Cells in the spreadsheet are colour–coded to give a guide as to how the various values are used in the Bayesian formula. The key, as discussed in the XpDay session is how to count cases to find the conditional probabilities of seeing the evidence.

The test would look something like this:
One Liberty Means Atari
libertiesatari?
1true

The posterior probability of correctness is 0.125


Adding More Test Cases

Suppose that I add another case that shows that when there are 2 liberties the code correctly determines that the stone is not in atari.
One Liberty Means Atari
libertiesatari?
1true
2false
Using the same counting scheme as in the first case and using the updated probability from the first case as the prior in the second then it seems as if the updated probability of correctness with the new evidence is increased to 0.25 as this sheet shows.

But suppose that the second test actually showed an incorrect result: 2 liberties and atari true.
One Liberty Means Atari
libertiesatari?
1true
2true
Then, as we might expect, the updated probability of correctness falls to 0.0 as shown here. And as the formula works by multiplication of the prior probability by a factor based on the evidence, the updated probability will stay at zero no matter what further evidence is presented—which seems like the right behaviour to me.

This problem is very small, so in fact we can exhaustively test the solution. What happens to the probability of correctness then?

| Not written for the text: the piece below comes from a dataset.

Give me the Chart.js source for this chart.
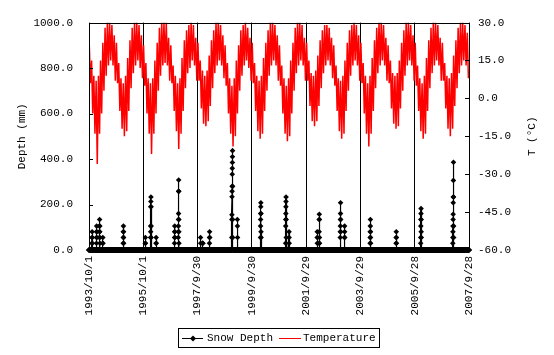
<!DOCTYPE html>
<html>
<head>
<meta charset="utf-8">
<script src="https://cdn.jsdelivr.net/npm/chart.js@4.4.1/dist/chart.umd.min.js"></script>
<style>
  body { margin: 0; background: #fff; }
  #wrap { width: 554px; height: 355px; }
</style>
</head>
<body>
<div id="wrap"><canvas id="snowChart" width="554" height="355"></canvas></div>
<script>
// tick labels on the date axis (every 730 days)
const tickDates = ['1993/10/1', '1995/10/1', '1997/9/30', '1999/9/30', '2001/9/29', '2003/9/29', '2005/9/28', '2007/9/28'];
const depthTicks = [0, 200, 400, 600, 800, 1000];
const tempTicks = [-60, -45, -30, -15, 0, 15, 30];

// snow depth (mm): each run starts at snowStart (day since 1993/10/1), one value per day
const snowStart = [40, 100, 140, 185, 460, 757, 828, 902, 1150, 1200, 1500, 1528, 1620, 1920, 1995, 2306, 2644, 2690, 3068, 3094, 3378, 3436, 3780, 4130, 4460, 4892];
const snowRuns = [
    [30, 55, 80, 55, 30],
    [30, 55, 80, 105, 80, 55],
    [55, 80, 105, 134, 105, 80, 55, 30],
    [30, 55, 30],
    [30, 55, 80, 105, 80, 55, 30],
    [30, 55, 30],
    [55, 80, 105, 190, 213, 233, 190, 105, 55],
    [30, 55, 30],
    [30, 55, 80, 105, 80, 55],
    [55, 80, 105, 134, 160, 258, 308, 258, 134, 80, 30],
    [55, 30],
    [30, 30, 30],
    [30, 55, 80, 55],
    [55, 134, 155, 234, 258, 280, 333, 359, 385, 410, 437, 280, 134, 55],
    [134, 105, 55],
    [55, 105, 134, 160, 190, 208, 160, 80, 55],
    [30, 105, 134, 160, 190, 213, 233, 134, 55],
    [80, 55, 30],
    [55, 80, 30],
    [30, 80, 134, 157, 134, 55, 30],
    [55, 80, 105, 134, 160, 208, 134, 80],
    [55, 105, 80, 55],
    [30, 55, 80, 105, 134, 80, 55, 30],
    [30, 55, 80, 55, 30],
    [30, 55, 105, 134, 160, 182, 134, 80, 55],
    [30, 55, 80, 105, 134, 157, 208, 233, 306, 386, 233, 105, 55]
];

// temperature (C): monthly upper and lower envelope, Oct 1993 .. Sep 2007
const tempHigh = [
    21, 15, 9, 7, 9, 15, 22, 28, 30, 30, 29, 25,
    22, 14, 8, 6, 9, 16, 23, 28, 30, 30, 29, 25,
    21, 14, 8, 6, 8, 15, 22, 28, 30, 30, 30, 24,
    21, 13, 9, 6, 8, 16, 23, 27, 29, 30, 29, 24,
    22, 15, 11, 9, 11, 17, 23, 27, 30, 30, 29, 25,
    21, 14, 8, 5, 8, 15, 21, 27, 29, 30, 28, 24,
    22, 14, 9, 7, 9, 16, 22, 27, 30, 30, 29, 25,
    21, 13, 8, 5, 8, 15, 22, 28, 30, 30, 29, 24,
    22, 15, 10, 9, 11, 17, 23, 27, 29, 29, 28, 24,
    21, 13, 8, 7, 9, 15, 22, 27, 29, 30, 29, 25,
    22, 14, 9, 6, 9, 16, 23, 28, 30, 30, 29, 24,
    21, 15, 10, 9, 10, 15, 22, 27, 30, 30, 29, 25,
    22, 13, 8, 6, 9, 16, 23, 28, 30, 30, 29, 24,
    22, 14, 9, 8, 10, 17, 23, 28, 30, 30, 29, 26
];
const tempLow = [
    6, -6, -14, -26, -14, -6, 3, 9, 13, 15, 13, 7,
    6, -5, -12, -15, -13, -5, 4, 10, 13, 15, 12, 8,
    5, -6, -14, -22, -14, -6, 3, 9, 13, 14, 13, 7,
    6, -5, -13, -20, -14, -5, 4, 10, 12, 15, 13, 7,
    7, -4, -10, -11, -9, -3, 4, 10, 13, 15, 13, 8,
    5, -6, -14, -19, -15, -6, 3, 9, 13, 15, 12, 7,
    6, -5, -13, -16, -14, -5, 3, 9, 13, 15, 13, 7,
    5, -6, -14, -17, -15, -6, 3, 10, 13, 15, 13, 7,
    7, -3, -9, -11, -9, -3, 4, 10, 13, 15, 13, 8,
    5, -5, -13, -16, -14, -5, 3, 9, 13, 15, 13, 7,
    6, -6, -14, -19, -14, -5, 4, 10, 13, 15, 13, 7,
    6, -4, -10, -12, -11, -4, 3, 9, 13, 15, 13, 7,
    5, -5, -13, -16, -14, -5, 4, 10, 13, 15, 13, 7,
    7, -4, -12, -15, -12, -3, 4, 10, 13, 15, 13, 8
];

const FONT = 'Liberation Mono';

function dayIndex(y, m, d) {
    return Math.round((Date.UTC(y, m - 1, d) - Date.UTC(1993, 9, 1)) / 864e5);
}
function parseDate(s) {
    const p = s.split('/').map(Number);
    return dayIndex(p[0], p[1], p[2]);
}
const tickDays = tickDates.map(parseDate);
const lastDay = tickDays[tickDays.length - 1];

// daily snow series, zero outside the runs
const snowByDay = new Map();
snowStart.forEach((start, i) => {
    snowRuns[i].forEach((v, k) => snowByDay.set(start + k, v));
});
const snowData = [];
for (let d = 0; d <= lastDay; d++) {
    snowData.push({ x: d, y: snowByDay.get(d) || 0 });
}

// temperature: alternate upper / lower value twice a month
const tempData = [];
tempHigh.forEach((hi, m) => {
    const start = dayIndex(1993, 10 + m, 1);
    tempData.push({ x: start + 4, y: hi });
    tempData.push({ x: start + 19, y: tempLow[m] });
});

// frame, inward ticks, axis titles and boxed legend
const decor = {
    id: 'decor',
    afterDraw(chart) {
        const ctx = chart.ctx;
        const a = chart.chartArea;
        const yL = chart.scales.y, yR = chart.scales.yT;
        ctx.save();
        ctx.strokeStyle = '#000';
        ctx.lineWidth = 1;
        ctx.strokeRect(Math.round(a.left) + 0.5, Math.round(a.top) + 0.5, Math.round(a.right - a.left), Math.round(a.bottom - a.top));
        ctx.beginPath();
        depthTicks.forEach(v => {
            const y = Math.round(yL.getPixelForValue(v)) + 0.5;
            ctx.moveTo(a.left, y); ctx.lineTo(a.left + 4, y);
        });
        tempTicks.forEach(v => {
            const y = Math.round(yR.getPixelForValue(v)) + 0.5;
            ctx.moveTo(a.right - 4, y); ctx.lineTo(a.right, y);
        });
        ctx.stroke();

        ctx.fillStyle = '#000';
        ctx.font = '11px "' + FONT + '"';
        ctx.textAlign = 'center';
        ctx.textBaseline = 'middle';
        const midY = (a.top + a.bottom) / 2;
        [[22, 'Depth (mm)'], [532, 'T (°C)']].forEach(([x, t]) => {
            ctx.save();
            ctx.translate(x, midY);
            ctx.rotate(-Math.PI / 2);
            ctx.fillText(t, 0, 0);
            ctx.restore();
        });

        // legend
        ctx.strokeRect(178.5, 328.5, 201, 19);
        const ly = 338.5;
        ctx.beginPath();
        ctx.moveTo(182, ly); ctx.lineTo(203, ly);
        ctx.stroke();
        ctx.beginPath();
        ctx.moveTo(193, ly - 3); ctx.lineTo(196, ly); ctx.lineTo(193, ly + 3); ctx.lineTo(190, ly);
        ctx.closePath();
        ctx.fill();
        ctx.strokeStyle = '#ff0000';
        ctx.beginPath();
        ctx.moveTo(279, ly); ctx.lineTo(301, ly);
        ctx.stroke();
        ctx.textAlign = 'left';
        ctx.fillText(chart.data.datasets[0].label, 207, ly);
        ctx.fillText(chart.data.datasets[1].label, 303, ly);
        ctx.restore();
    }
};

const config = {
    type: 'line',
    data: {
        datasets: [
            {
                label: 'Snow Depth',
                data: snowData,
                yAxisID: 'y',
                borderColor: '#000',
                backgroundColor: '#000',
                borderWidth: 1.2,
                pointStyle: 'rectRot',
                pointRadius: 2.8,
                pointBorderWidth: 0,
                clip: false
            },
            {
                label: 'Temperature',
                data: tempData,
                yAxisID: 'yT',
                borderColor: '#ff0000',
                borderWidth: 1.5,
                pointRadius: 0
            }
        ]
    },
    options: {
        responsive: false,
        animation: false,
        layout: { padding: { top: 21, left: 0, right: 0, bottom: 0 } },
        plugins: {
            legend: { display: false },
            tooltip: { enabled: false }
        },
        scales: {
            x: {
                type: 'linear',
                min: 0,
                max: lastDay,
                afterBuildTicks: scale => {
                    scale.ticks = tickDays.map(v => ({ value: v }));
                },
                afterFit: scale => { scale.height = 105; },
                grid: { color: '#000', lineWidth: 1, drawTicks: false },
                border: { display: false },
                ticks: {
                    callback: (v, i) => tickDates[i],
                    minRotation: 90,
                    maxRotation: 90,
                    padding: 6,
                    color: '#000',
                    font: { family: FONT, size: 11 }
                }
            },
            y: {
                position: 'left',
                min: 0,
                max: 1000,
                afterBuildTicks: scale => {
                    scale.ticks = depthTicks.map(v => ({ value: v }));
                },
                afterFit: scale => { scale.width = 89; },
                grid: { display: false, drawTicks: false },
                border: { display: false },
                ticks: {
                    callback: v => v.toFixed(1),
                    padding: 16,
                    color: '#000',
                    font: { family: FONT, size: 11 }
                }
            },
            yT: {
                position: 'right',
                min: -60,
                max: 30,
                afterBuildTicks: scale => {
                    scale.ticks = tempTicks.map(v => ({ value: v }));
                },
                afterFit: scale => { scale.width = 85; },
                grid: { display: false, drawTicks: false },
                border: { display: false },
                ticks: {
                    callback: v => v.toFixed(1),
                    padding: 9,
                    color: '#000',
                    font: { family: FONT, size: 11 }
                }
            }
        }
    },
    plugins: [decor]
};

const snowChart = new Chart(document.getElementById('snowChart'), config);
</script>
</body>
</html>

Extending test coverage to these cases
One Liberty Means Atari
libertiesatari?
1true
2false
3false
gives an updated probability of 0.5 as shown here.

One more case remains to be added:
One Liberty Means Atari
libertiesatari?
1true
2false
3false
4false
and the posterior probability of correctness is updated to 1.0 as shown here.

That result seems at to contradict Dijkstra: exhaustive testing, in a case where we can do that, does show the absence of bugs. He probably knew that.


Next?

My brain is fizzing with all sorts of questions to ask about this approach: I talked here about retrofitted tests, can it help with TDD? Can this approach guide us in choosing good tests to write next? How can the structure of the domain and co-domain of the functions we test guide us to high confidence quickly? Or can't they? Can the current level of confidence be a guide to how much further investment we should make in testing?

Some interesting suggestions are coming in in the comments, many thanks for those.

My next plan I think will be to repeat this exercise for a slightly more complex function.